Fonte: Última Instância
O ex-presidente Fernando Henrique Cardoso criticou nesta quarta-feira (23/11) o modo como foi conduzida a recente crise sobre a presença da Polícia Militar no campus da USP (Universidade de São Paulo) e recriminou a rotulação dos estudantes que ocuparam a reitoria da instituição como “maconheiros”.
“Certamente considerá-los maconheiros foi um absurdo e não faz nenhum sentido. O modo como foi permitido o episódio aqui [na USP] deu à sociedade a sensação disso”, disse FHC a Última Instância, após participar de um debate sobre a crise internacional no GACInt (Grupo de Análises da Conjuntura Internacional) da USP.
Fernando Henrique, que tem defendido publicamente o debate sobre a descriminalização das drogas, classificou o modus operandi da polícia no caso como “repressivo”. “A repressão faz mais mal do que o uso da maconha”, afirmou o ex-presidente.
FHC, que também foi professor da USP, defendeu a reforma do estatuto da universidade. “Acho que o estatuto deve ser repensado, bem como toda a educação universitária. Esta é uma boa oportunidade para isso”.
O caso
Apesar de a discussão sobre o convênio entre a PM e a reitoria ser mais antiga, a tensão aumentou em 27 de outubro, quando três estudantes da FFLCH (Faculdade de Filosofia, Letras e Ciências Humanas) foram abordados no estacionamento da instituição sob a alegação de porte e consumo de cigarros de maconha. A ação desencadeou tensão entre estudantes e policiais e foi seguida de uma ocupação da administração da faculdade.
No dia 1º de novembro, reivindicando o fim do convênio entre a PM e a USP, bem como a renúncia do reitor João Grandino Rodas (Nomeado para o cargo pelo então governador José Serra, sem que fosse o mais votado nas eleições), um grupo composto por 73 estudantes ocupou o edifício da reitoria, contrariando deliberação de Assembleia-Geral e o posicionamento oficial do Diretório Central dos Estudantes, o DCE.
A reintegração de posse ocorreu sete dias depois, mediante operação policial que contou com batalhões da Tropa de Choque, da Cavalaria, do GOE (Grupo de Operações Especiais) e do Gate (Grupo de Ações Táticas Especiais). Também dois helicópteros da PM permaneceram sobrevoando a cidade universitária por toda aquela manhã. No mesmo dia uma nova Assembleia ocorreu na FFLCH e deliberou a greve dos estudantes, que permanece até hoje em algumas faculdades.

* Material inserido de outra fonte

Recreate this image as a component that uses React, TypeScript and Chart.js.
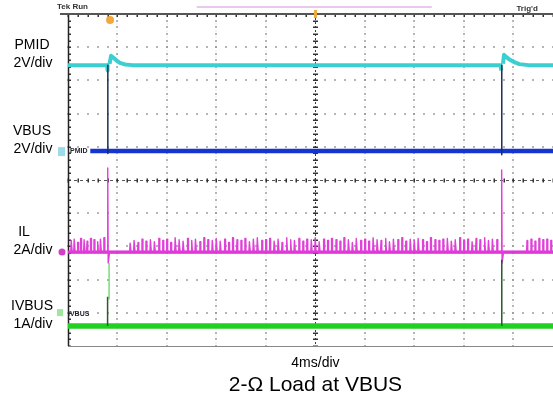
import React, { useEffect, useRef } from "react";
import { Chart, registerables } from "chart.js";

Chart.register(...registerables);

// Horizontal unit: scope divisions (4 ms/div) from the left graticule edge.
// Vertical unit: scope divisions above the bottom graticule line (10 divisions).
const X_MAX = 9.8;
const Y_MAX = 10;

const gridX = [1, 2, 3, 4, 5, 6, 7, 8, 9];
const gridY = [1, 2, 3, 4, 5, 6, 7, 8, 9];

// PMID (cyan)
const pmidTime = [0, 0.79, 0.8, 0.805, 0.84, 0.87, 0.92, 0.98, 1.05, 1.15, 1.3, 8.74, 8.755, 8.76, 8.79, 8.81, 8.86, 8.93, 9.02, 9.12, 9.3, 9.8];
const pmidLevel = [8.46, 8.46, 8.3, null, 8.5, 8.74, 8.68, 8.6, 8.53, 8.48, 8.46, 8.46, 8.3, null, 8.5, 8.77, 8.7, 8.62, 8.55, 8.49, 8.46, 8.46];

// Dark switching edges (PMID collapsing onto VBUS)
const edgeTime = [0.805, 0.805, 0.806, 8.765, 8.765];
const edgeLevel = [8.46, 5.8, null, 8.46, 5.76];

// VBUS (blue)
const vbusTime = [0.45, 9.8];
const vbusLevel = [5.87, 5.87];

// IL (magenta) – baseline plus switching pulses
const IL_BASE = 2.83;
const ilPulsesPre: [number, number][] = [
  [0.07, 3.18], [0.13, 3.22], [0.2, 3.12], [0.26, 3.24], [0.33, 3.2], [0.39, 3.16],
  [0.46, 3.24], [0.53, 3.2], [0.6, 3.14], [0.66, 3.22], [0.73, 3.26],
];
const ilEdge1Time = [0.795, 0.803, 0.812, 0.84];
const ilEdge1Level = [2.83, 5.36, 2.5, 2.83];
const ilPulsesMid: [number, number][] = [
  [1.26, 3.1], [1.34, 3.18], [1.42, 3.12], [1.5, 3.22], [1.58, 3.16], [1.67, 3.2],
  [1.75, 3.14], [1.84, 3.24], [1.92, 3.18], [2.0, 3.22], [2.08, 3.12], [2.17, 3.26],
  [2.25, 3.2], [2.33, 3.16], [2.42, 3.24], [2.5, 3.18], [2.58, 3.22], [2.67, 3.14],
  [2.75, 3.26], [2.83, 3.2], [2.92, 3.18], [3.0, 3.24], [3.08, 3.16], [3.17, 3.22],
  [3.25, 3.12], [3.33, 3.26], [3.42, 3.2], [3.5, 3.18], [3.58, 3.24], [3.67, 3.14],
  [3.75, 3.22], [3.83, 3.26], [3.92, 3.18], [4.0, 3.2], [4.08, 3.24], [4.17, 3.16],
  [4.25, 3.22], [4.33, 3.12], [4.42, 3.26], [4.5, 3.2], [4.58, 3.18], [4.67, 3.24],
  [4.75, 3.16], [4.83, 3.22], [4.92, 3.2], [5.0, 3.26], [5.08, 3.14], [5.17, 3.22],
  [5.25, 3.18], [5.33, 3.24], [5.42, 3.2], [5.5, 3.16], [5.58, 3.26], [5.67, 3.2],
  [5.75, 3.12], [5.83, 3.24], [5.92, 3.18], [6.0, 3.22], [6.08, 3.16], [6.17, 3.26],
  [6.25, 3.2], [6.33, 3.18], [6.42, 3.24], [6.5, 3.14], [6.58, 3.22], [6.67, 3.2],
  [6.75, 3.26], [6.83, 3.16], [6.92, 3.22], [7.0, 3.18], [7.08, 3.24], [7.17, 3.2],
  [7.25, 3.14], [7.33, 3.26], [7.42, 3.2], [7.5, 3.18], [7.58, 3.22], [7.67, 3.24],
  [7.75, 3.16], [7.83, 3.2], [7.92, 3.26], [8.0, 3.18], [8.08, 3.22], [8.17, 3.14],
  [8.25, 3.24], [8.33, 3.2], [8.42, 3.26], [8.5, 3.18], [8.58, 3.22], [8.67, 3.2],
];
const ilEdge2Time = [8.755, 8.763, 8.772, 8.8];
const ilEdge2Level = [2.83, 5.3, 2.5, 2.83];
const ilPulsesPost: [number, number][] = [
  [9.28, 3.18], [9.36, 3.22], [9.44, 3.16], [9.52, 3.24], [9.6, 3.2], [9.68, 3.22], [9.76, 3.18],
];

// IVBUS (green)
const ivbusTime = [0, 9.8];
const ivbusLevel = [0.6, 0.6];
const ivbusSpikeDarkTime = [0.8, 0.8, 0.801, 8.765, 8.765];
const ivbusSpikeDarkLevel = [0.6, 1.48, null, 0.6, 2.6];
const ivbusSpikeGreenTime = [0.83, 0.83];
const ivbusSpikeGreenLevel = [1.4, 2.5];

const sideLabels = [
  { lines: ["PMID", "2V/div"], level: 8.46 },
  { lines: ["VBUS", "2V/div"], level: 5.87 },
  { lines: ["IL", "2A/div"], level: 2.83 },
  { lines: ["IVBUS", "1A/div"], level: 0.6 },
];

const FONT = "'Liberation Sans', Arial, Helvetica, sans-serif";

function pts(t: number[], v: (number | null)[]) {
  return t.map((x, i) => ({ x, y: v[i] }));
}

function buildILTrace() {
  const out: { x: number; y: number }[] = [{ x: 0, y: IL_BASE }];
  const pulses = (list: [number, number][]) => {
    list.forEach(([t, h]) => {
      out.push({ x: t - 0.014, y: IL_BASE }, { x: t - 0.005, y: h }, { x: t + 0.005, y: h }, { x: t + 0.014, y: IL_BASE });
    });
  };
  pulses(ilPulsesPre);
  ilEdge1Time.forEach((t, i) => out.push({ x: t, y: ilEdge1Level[i] }));
  pulses(ilPulsesMid);
  ilEdge2Time.forEach((t, i) => out.push({ x: t, y: ilEdge2Level[i] }));
  pulses(ilPulsesPost);
  out.push({ x: X_MAX, y: IL_BASE });
  return out;
}

const scopeGrid = {
  id: "scopeGrid",
  beforeDatasetsDraw(chart: any) {
    const { ctx, chartArea: a, scales } = chart;
    const x = scales.x;
    const y = scales.y;
    ctx.save();
    ctx.fillStyle = "rgba(150,150,150,0.7)";
    for (const g of gridY) {
      if (g === 5) continue;
      const py = Math.round(y.getPixelForValue(g));
      for (let k = 0; k <= X_MAX * 5; k++) {
        const px = Math.round(x.getPixelForValue(k / 5));
        ctx.fillRect(px - 1, py - 1, 2, 2);
      }
    }
    for (const g of gridX) {
      if (g === 5) continue;
      const px = Math.round(x.getPixelForValue(g));
      for (let k = 0; k <= Y_MAX * 5; k++) {
        const py = Math.round(y.getPixelForValue(k / 5));
        ctx.fillRect(px - 1, py - 1, 2, 2);
      }
    }
    ctx.fillStyle = "rgba(190,190,190,0.6)";
    for (const g of gridX) {
      if (g === 5) continue;
      const px = Math.round(x.getPixelForValue(g));
      for (let k = 1; k <= Y_MAX * 10; k += 2) {
        const py = Math.round(y.getPixelForValue(k / 10));
        ctx.fillRect(px - 0.5, py - 0.5, 1, 1);
      }
    }
    const cx = Math.round(x.getPixelForValue(5)) + 0.5;
    const cy = Math.round(y.getPixelForValue(5)) + 0.5;
    ctx.strokeStyle = "#3a3a3a";
    ctx.lineWidth = 1;
    ctx.setLineDash([2, 2]);
    ctx.beginPath();
    ctx.moveTo(cx, a.top);
    ctx.lineTo(cx, a.bottom);
    ctx.stroke();
    ctx.setLineDash([3, 3]);
    ctx.strokeStyle = "#555";
    ctx.beginPath();
    ctx.moveTo(a.left, cy);
    ctx.lineTo(a.right, cy);
    ctx.stroke();
    ctx.setLineDash([]);
    ctx.fillStyle = "#333";
    for (let k = 0; k <= Y_MAX * 5; k++) {
      const py = Math.round(y.getPixelForValue(k / 5));
      ctx.fillRect(cx - 2.5, py - 0.5, 5, 1.5);
      ctx.fillRect(a.left, py - 0.5, 3, 1.5);
    }
    for (let k = 0; k <= X_MAX * 5; k++) {
      const px = Math.round(x.getPixelForValue(k / 5));
      ctx.fillRect(px - 0.5, cy - 2, 1.5, 4);
      ctx.fillRect(px - 0.5, a.top, 1.5, 3);
    }
    ctx.strokeStyle = "#222";
    ctx.lineWidth = 1.5;
    ctx.beginPath();
    ctx.moveTo(a.left + 0.5, a.top);
    ctx.lineTo(a.left + 0.5, a.bottom);
    ctx.stroke();
    ctx.strokeStyle = "#555";
    ctx.lineWidth = 2;
    ctx.beginPath();
    ctx.moveTo(a.left - 8, a.top);
    ctx.lineTo(a.right, a.top);
    ctx.stroke();
    ctx.strokeStyle = "#888";
    ctx.lineWidth = 1;
    ctx.beginPath();
    ctx.moveTo(a.left, a.bottom + 0.5);
    ctx.lineTo(a.right, a.bottom + 0.5);
    ctx.stroke();
    ctx.restore();
  },
  afterDraw(chart: any) {
    const { ctx, chartArea: a, scales } = chart;
    const x = scales.x;
    const y = scales.y;
    ctx.save();
    ctx.fillStyle = "#333";
    ctx.font = `bold 8px ${FONT}`;
    ctx.textBaseline = "alphabetic";
    ctx.textAlign = "left";
    ctx.fillText("Tek Run", a.left - 11, a.top - 5);
    ctx.fillText("Trig'd", x.getPixelForValue(9.06), a.top - 3);
    ctx.strokeStyle = "#e8c8ec";
    ctx.lineWidth = 2;
    ctx.beginPath();
    ctx.moveTo(x.getPixelForValue(2.6), a.top - 7);
    ctx.lineTo(x.getPixelForValue(7.35), a.top - 7);
    ctx.stroke();
    ctx.fillStyle = "#f2a83a";
    ctx.beginPath();
    ctx.arc(x.getPixelForValue(0.85), a.top + 6, 4, 0, Math.PI * 2);
    ctx.fill();
    const tx = x.getPixelForValue(5);
    ctx.fillRect(tx - 1.5, a.top - 4, 3, 8);
    const m1 = y.getPixelForValue(5.87);
    ctx.fillStyle = "#9edbe8";
    ctx.fillRect(a.left - 10, m1 - 4, 7, 9);
    ctx.fillStyle = "#223";
    ctx.font = `bold 7px ${FONT}`;
    ctx.fillText("PMID", a.left + 2, m1 + 2);
    const m3 = y.getPixelForValue(2.83);
    ctx.fillStyle = "#d040c8";
    ctx.beginPath();
    ctx.arc(a.left - 6, m3, 3.5, 0, Math.PI * 2);
    ctx.fill();
    const m4 = y.getPixelForValue(0.6) - 13;
    ctx.fillStyle = "#9ee89e";
    ctx.fillRect(a.left - 11, m4 - 4, 6, 7);
    ctx.fillStyle = "#223";
    ctx.fillText("IVBUS", a.left, m4 + 3);
    ctx.fillStyle = "#000";
    ctx.font = `14px ${FONT}`;
    ctx.textAlign = "center";
    sideLabels.forEach((s) => {
      const py = y.getPixelForValue(s.level);
      ctx.fillText(s.lines[0], s.lines[0] === "IL" ? 24 : 32, py - 16);
      ctx.fillText(s.lines[1], 33, py + 2);
    });
    ctx.font = `14px ${FONT}`;
    ctx.fillText("4ms/div", x.getPixelForValue(5), a.bottom + 21);
    ctx.font = `21px ${FONT}`;
    ctx.fillText("2-Ω Load at VBUS", x.getPixelForValue(5), a.bottom + 45);
    ctx.restore();
  },
};

export default function App() {
  const ref = useRef<HTMLCanvasElement | null>(null);
  useEffect(() => {
    document.body.style.margin = "0";
    document.body.style.background = "#fff";
    const canvas = ref.current!;
    const line = (data: any[], color: string, width: number, order: number) => ({
      data,
      borderColor: color,
      backgroundColor: color,
      borderWidth: width,
      pointRadius: 0,
      tension: 0,
      spanGaps: false,
      order,
    });
    const chart = new Chart(canvas, {
      type: "line",
      data: {
        datasets: [
          line(pts(ivbusSpikeDarkTime, ivbusSpikeDarkLevel), "#2c5a2c", 1.5, 1),
          line(pts(edgeTime, edgeLevel), "#1d3050", 1.5, 2),
          line(pts(ivbusSpikeGreenTime, ivbusSpikeGreenLevel), "#58d858", 1.2, 3),
          line(pts(pmidTime, pmidLevel), "#3ccfd2", 4, 4),
          line(pts(vbusTime, vbusLevel), "#1535d2", 4.5, 5),
          line(buildILTrace(), "#e040d8", 1.4, 6),
          line(pts([0, X_MAX], [IL_BASE, IL_BASE]), "#dc22d4", 3.2, 7),
          line(pts(ivbusTime, ivbusLevel), "#22d022", 5.5, 8),
        ],
      },
      options: {
        responsive: false,
        animation: false,
        devicePixelRatio: 1,
        layout: { padding: { left: 68, top: 14, right: 0, bottom: 56 } },
        plugins: { legend: { display: false }, tooltip: { enabled: false }, title: { display: false } },
        scales: {
          x: { type: "linear", min: 0, max: X_MAX, display: false },
          y: { type: "linear", min: 0, max: Y_MAX, display: false },
        },
        elements: { line: { borderCapStyle: "butt", borderJoinStyle: "round" } },
      },
      plugins: [scopeGrid],
    });
    return () => chart.destroy();
  }, []);
  return (
    <div style={{ width: 553, height: 402, position: "relative", background: "#fff" }}>
      <canvas ref={ref} width={553} height={402} style={{ display: "block" }} />
    </div>
  );
}
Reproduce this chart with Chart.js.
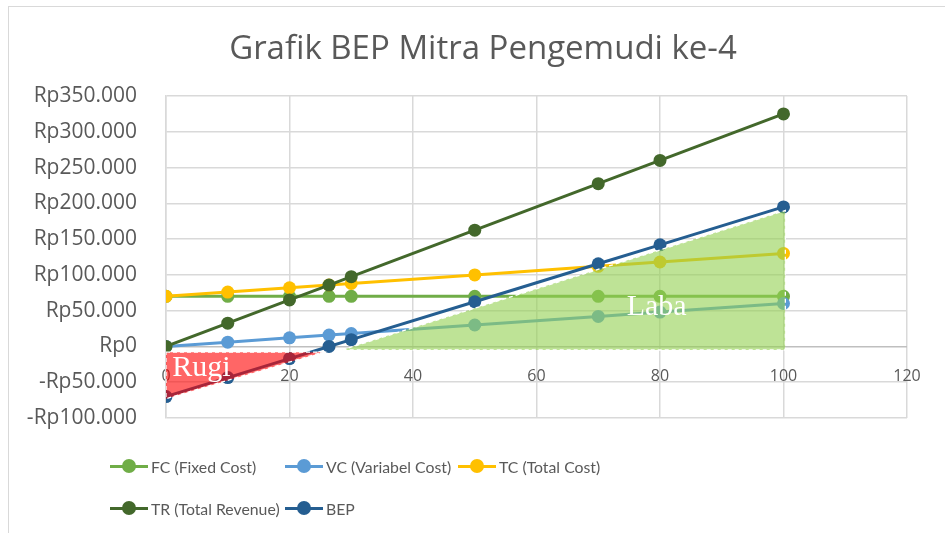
<!DOCTYPE html>
<html><head><meta charset="utf-8">
<script src="https://cdn.jsdelivr.net/npm/chart.js@4.4.1/dist/chart.umd.min.js"></script>
<style>
html,body{margin:0;padding:0;background:#fff;}
#wrap{position:relative;width:945px;height:533px;overflow:hidden;background:#fff;}
#frame{position:absolute;left:8px;top:6px;width:960px;height:560px;border-left:1.5px solid #d9d9d9;border-top:1.5px solid #d9d9d9;}
canvas{position:absolute;left:0;top:0;}
#title{position:absolute;left:283px;width:400px;top:27px;height:40px;line-height:40px;text-align:center;white-space:nowrap;display:flex;justify-content:center;font-family:"Open Sans";font-size:33px;color:#595959;}
.item{position:absolute;height:22px;display:flex;align-items:center;white-space:nowrap;font-family:"Lato";font-size:15.8px;color:#595959;}
.sw{position:relative;width:38px;height:14px;margin-right:3px;flex:none;}
.sw .ln{position:absolute;left:0;right:0;top:5.5px;height:3px;}
.sw .dot{position:absolute;left:12px;top:0;width:14px;height:14px;border-radius:50%;}
</style></head>
<body>
<div id="wrap">
  <div id="frame"></div>
  <canvas id="c" width="945" height="533"></canvas>
  <div id="title">Grafik BEP Mitra Pengemudi ke-4</div>
</div>
<script>
// ---- data ----
const units = [0, 10, 20, 26.4, 30, 50, 70, 80, 100];
const fixedCost = [70000, 70000, 70000, 70000, 70000, 70000, 70000, 70000, 70000];
const variableCost = [0, 6000, 12000, 15840, 18000, 30000, 42000, 48000, 60000];
const totalCost = [70000, 76000, 82000, 85840, 88000, 100000, 112000, 118000, 130000];
const totalRevenue = [0, 32500, 65000, 85800, 97500, 162500, 227500, 260000, 325000];
const bep = [-70000, -43500, -17000, 0, 9500, 62500, 115500, 142000, 195000];
const seriesNames = ['FC (Fixed Cost)', 'VC (Variabel Cost)', 'TC (Total Cost)', 'TR (Total Revenue)', 'BEP'];
const xTickValues = [0, 20, 40, 60, 80, 100, 120];
const yTickValues = [-100000, -50000, 0, 50000, 100000, 150000, 200000, 250000, 300000, 350000];
// shaded regions (polygon vertices in data units)
const rugiX = [0, 25.4, 0];
const rugiY = [-8000, -8000, -73000];
const labaX = [28.5, 100.3, 100.3];
const labaY = [-5000, 190000, -5000];

// ---- styles ----
const colors = ['#70AD47', '#5B9BD5', '#FFC000', '#43682B', '#255E91'];
const FONT = 'Open Sans';
const TXT = '#595959';

const seriesValues = [fixedCost, variableCost, totalCost, totalRevenue, bep];
const pts = (xa, ya) => xa.map((x, i) => ({x: x, y: ya[i]}));

const datasets = [];
datasets.push({data: pts([rugiX[2], rugiX[1]], [rugiY[2], rugiY[1]]), borderWidth: 0, pointRadius: 0,
  fill: {value: rugiY[0]}, backgroundColor: 'rgba(255,0,0,0.6)', order: 1});
datasets.push({data: pts(rugiX.concat([rugiX[0]]), rugiY.concat([rugiY[0]])), borderColor: '#ffffff', borderWidth: 1.3,
  borderDash: [4, 3], pointRadius: 0, fill: false, order: 0});
datasets.push({data: pts([labaX[0], labaX[1]], [labaY[0], labaY[1]]), borderWidth: 0, pointRadius: 0,
  fill: {value: labaY[0]}, backgroundColor: 'rgba(146,208,80,0.6)', order: 1});
datasets.push({data: pts(labaX.concat([labaX[0]]), labaY.concat([labaY[0]])), borderColor: '#ffffff', borderWidth: 1.3,
  borderDash: [4, 3], pointRadius: 0, fill: false, order: 0});
seriesValues.forEach((vals, i) => {
  datasets.push({label: seriesNames[i], data: pts(units, vals), borderColor: colors[i], backgroundColor: colors[i],
    borderWidth: 3, pointRadius: 6.5, pointBorderWidth: 0, pointBackgroundColor: colors[i], fill: false,
    tension: 0, order: 10 - i});
});

const fmt = v => (v < 0 ? '-' : '') + 'Rp' + String(Math.abs(v)).replace(/\B(?=(\d{3})+(?!\d))/g, '.');

const areaLabels = [
  {text: 'Rugi', x: 1.0, y: -42000},
  {text: 'Laba', x: 74.6, y: 44500}
];
const textPlugin = {
  id: 'areaText',
  afterDatasetsDraw(chart) {
    const {ctx, scales: {x, y}} = chart;
    ctx.save();
    ctx.fillStyle = '#ffffff';
    ctx.font = '30px "Liberation Serif"';
    ctx.textBaseline = 'alphabetic';
    ctx.textAlign = 'left';
    areaLabels.forEach(l => ctx.fillText(l.text, x.getPixelForValue(l.x), y.getPixelForValue(l.y)));
    ctx.restore();
  }
};

new Chart(document.getElementById('c'), {
  type: 'line',
  data: {datasets: datasets},
  plugins: [textPlugin],
  options: {
    responsive: false, animation: false, events: [],
    layout: {padding: {left: 0, right: 38, top: 96, bottom: 115}},
    plugins: {legend: {display: false}, tooltip: {enabled: false}, title: {display: false}},
    scales: {
      x: {
        type: 'linear', min: 0, max: 120, position: {y: 0},
        afterBuildTicks: s => { s.ticks = xTickValues.map(v => ({value: v})); },
        ticks: {color: TXT, font: {family: FONT, size: 16}, padding: 20, maxRotation: 0, autoSkip: false},
        grid: {color: '#d9d9d9', lineWidth: 1.5, drawTicks: false},
        border: {display: false},
        afterFit: s => { s.height = 0; }
      },
      y: {
        type: 'linear', min: -100000, max: 350000,
        afterBuildTicks: s => { s.ticks = yTickValues.map(v => ({value: v})); },
        ticks: {color: TXT, font: {family: FONT, size: 21}, padding: 29, callback: fmt, autoSkip: false},
        grid: {color: c => (c.tick && c.tick.value === 0 ? '#bfbfbf' : '#d9d9d9'), lineWidth: 1.5, drawTicks: false},
        border: {color: '#d9d9d9', width: 1.5},
        afterFit: s => { s.width = 166; }
      }
    }
  }
});

// ---- legend (HTML) ----
const legendPos = [[110, 455], [285, 455], [458, 455], [110, 497], [285, 497]];
const wrap = document.getElementById('wrap');
seriesNames.forEach((n, i) => {
  const d = document.createElement('div');
  d.className = 'item';
  d.style.left = legendPos[i][0] + 'px';
  d.style.top = legendPos[i][1] + 'px';
  d.innerHTML = '<span class="sw"><span class="ln" style="background:' + colors[i] + '"></span><span class="dot" style="background:' + colors[i] + '"></span></span><span>' + n + '</span>';
  wrap.appendChild(d);
});
</script>
</body></html>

Leia trechos da entrevista de Fernando Henrique Cardoso:
Última Instância - A USP vive um momento de convulsão, sabemos que existem diversas movimentações políticas que questionam a maneira como a reitoria tem se portado perante o corpo discente. O sr. acredita que já é o momento para que o estatuto seja reformulado?
Fernando Henrique Cardoso - Estou afastado da USP há muito tempo. A última vez que dei aula aqui foi em 1968, e nós já discutíamos isso. Formamos uma comissão paritária e fizemos modificações no estatuto. Quando voltei pra dar um curso na década de 1970, a USP estava novamente discutindo o estatuto. Acho que o estatuto deve ser repensado, bem como toda a educação universitária. Esta é uma boa oportunidade para isso.
Última Instância - O que o senhor pensa sobre parte da opinião pública ter rotulado os estudantes da USP como maconheiros, mantendo o “tabu das drogas”?
Fernando Henrique Cardoso - Certamente considerá-los maconheiros foi um absurdo e não faz nenhum sentido. O modo como foi permitido o episódio aqui deu à sociedade a sensação disso.
Última Instância - A seu ver, esse “modo” foi repressivo?
Fernando Henrique Cardoso - O modo como foi conduzido? Sim. Sou contra a manutenção do tabu das drogas e a favor de uma regulação. E ela não pode se destinar apenas ao universitário, mas a toda a sociedade. A repressão faz mais mal do que o uso da maconha.
Última Instância - A PM é a melhor alternativa para a segurança pública na USP?
Fernando Henrique Cardoso - Não sei em que termos é feito esse policiamento, mas certamente a Polícia de Choque não é a mais indicada.